The European Union has launched an ambitious campaign against single-use plastic, in an urgent plan to rid the continent of the flood of damaging plastics that are now choking the rivers, oceans, and countryside.
The EU announced that all plastic packaging in Europe will be reusable or recyclable by 2030, and that single-use plastic, used for the likes of disposable coffee cups, will be completely phased out. In addition, it's freeing up funding for research to explore innovative new plastics and designs.
The EU commission is expected to make legally binding commitments by parliament and its member states by May this year.
The plan follows on from China’s announcement at the beginning of the year that they will cease accepting imports of foreign waste products that are to be recycled. The move left many Western nations, including the UK, on something of the back foot with growing fears that plastic waste that would normally be exported to be recycled will simply build up and eventually be buried in landfill, as the countries don’t have the infrastructure to deal with it.

There are a number of different ways in which the EU hopes to tackle the problem.
One of the major parts of the strategy will be looking into how to tax the use of single-use plastics. “Let’s study this,” the vice-president of the EU commission, Frans Timmermans, told press. “In a perfect world the revenues of this tax will decrease very rapidly, we have to check in an impact assessment whether this is a sustainable form of income also for the EU’s finances.

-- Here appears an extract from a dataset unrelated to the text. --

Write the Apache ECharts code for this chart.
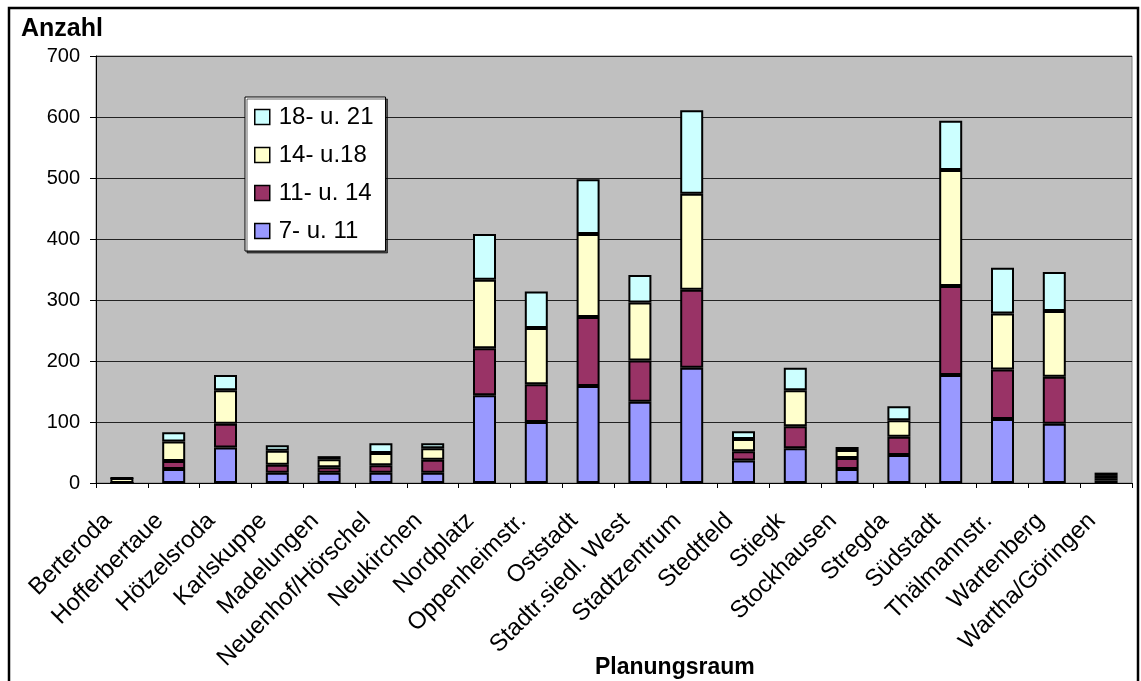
<!DOCTYPE html>
<html>
<head>
<meta charset="utf-8">
<script src="https://cdn.jsdelivr.net/npm/echarts@6/dist/echarts.min.js"></script>
<style>
html,body{margin:0;padding:0;background:#fff;}
#c{width:1141px;height:681px;}
</style>
</head>
<body>
<div id="c"></div>
<script>
var categories = ['Berteroda','Hofferbertaue','Hötzelsroda','Karlskuppe','Madelungen','Neuenhof/Hörschel','Neukirchen','Nordplatz','Oppenheimstr.','Oststadt','Stadtr.siedl. West','Stadtzentrum','Stedtfeld','Stiegk','Stockhausen','Stregda','Südstadt','Thälmannstr.','Wartenberg','Wartha/Göringen'];
var age7to11  = [0,23,58,17,17,17,17,144,100,159,133,189,37,57,23,46,177,105,97,4];
var age11to14 = [0,13,39,13,9,12,21,77,62,113,68,128,15,36,18,30,146,81,77,4];
var age14to18 = [8,32,55,23,13,20,19,112,92,136,95,157,20,59,13,27,190,92,108,5];
var age18to21 = [0,15,25,9,5,16,8,75,60,90,45,137,13,37,5,23,81,75,64,4];
var seriesNames = ['7- u. 11','11- u. 14','14- u.18','18- u. 21'];
var legendOrder = ['18- u. 21','14- u.18','11- u. 14','7- u. 11'];
var yTicks = {min:0, max:700, interval:100};

var FONT = "'Liberation Sans', Arial, sans-serif";
var colors = ['#9999FF','#993366','#FFFFCC','#CCFFFF'];
var dataSets = [age7to11, age11to14, age14to18, age18to21];

var chart = echarts.init(document.getElementById('c'), null, {renderer:'canvas'});
var series = dataSets.map(function(d,i){
  return {
    name: seriesNames[i], type:'bar', stack:'total', data:d, barWidth:23,
    itemStyle:{color:colors[i], borderColor:'#000', borderWidth:2},
    emphasis:{disabled:true}, animation:false
  };
});
chart.setOption({
  animation:false,
  backgroundColor:'#fff',
  title:[
    {text:'Anzahl', left:16, top:12, textStyle:{fontFamily:FONT, fontWeight:'bold', fontSize:25, color:'#000'}},
    {text:'Planungsraum', left:590, top:651, textStyle:{fontFamily:FONT, fontWeight:'bold', fontSize:23, color:'#000'}}
  ],
  graphic:[{type:'rect', shape:{x:9, y:8, width:1129, height:690}, style:{fill:'none', stroke:'#000', lineWidth:2.5}, silent:true, z:100}],
  grid:{left:96, top:56, right:9, bottom:198, show:true, backgroundColor:'#C0C0C0', borderColor:'#808080', borderWidth:1},
  legend:{
    data:legendOrder,
    orient:'vertical', left:245, top:97,
    backgroundColor:'#fff', borderColor:'#000', borderWidth:1,
    shadowColor:'rgba(0,0,0,0.6)', shadowOffsetX:2, shadowOffsetY:2, shadowBlur:0,
    padding:[8,12,8,9], itemGap:14, itemWidth:15, itemHeight:15,
    icon:'rect',
    itemStyle:{borderColor:'#000', borderWidth:1.5},
    textStyle:{fontFamily:FONT, fontSize:24, color:'#000', padding:[0,0,0,4]}
  },
  xAxis:{
    type:'category', data:categories,
    axisLine:{lineStyle:{color:'#000', width:1}},
    axisTick:{show:true, length:5, lineStyle:{color:'#000'}},
    axisLabel:{rotate:45, interval:0, fontFamily:FONT, fontSize:24, color:'#000', margin:20, padding:[0,20,0,0]}
  },
  yAxis:{
    type:'value', min:yTicks.min, max:yTicks.max, interval:yTicks.interval,
    axisLine:{show:true, lineStyle:{color:'#000', width:1}},
    axisTick:{show:true, length:6, lineStyle:{color:'#000'}},
    axisLabel:{fontFamily:FONT, fontSize:20, color:'#000', margin:16},
    splitLine:{show:true, lineStyle:{color:'#222', width:1}}
  },
  series:series
});
</script>
</body>
</html>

I think there is a lot of support out there.”
The EU will also provide a €100 million fund for research looking into better designs, recyclability, and durability of plastic products, as well as promote the access to clean drinking water on the streets of cities and towns, which they hope that this will help cut the use of bottled water. They will also move to ban the production and use of microbeads in cosmetic products across the entire continent.
The plan released so far is fairly light on details as to how all of this will be achieved, but the politicians are adamant that this is a subject matter that the EU is taking very seriously. In total, it is thought that Europe produces around 25 million tonnes (27.5 million tons) of plastic waste, of which only around 30 percent is sent for recycling.
It is far from perfect, but it shows that the tide on plastics is turning, and that governments, politicians, and industry are finally waking up to the huge environmental catastrophe we are creating for ourselves and the planet’s wildlife.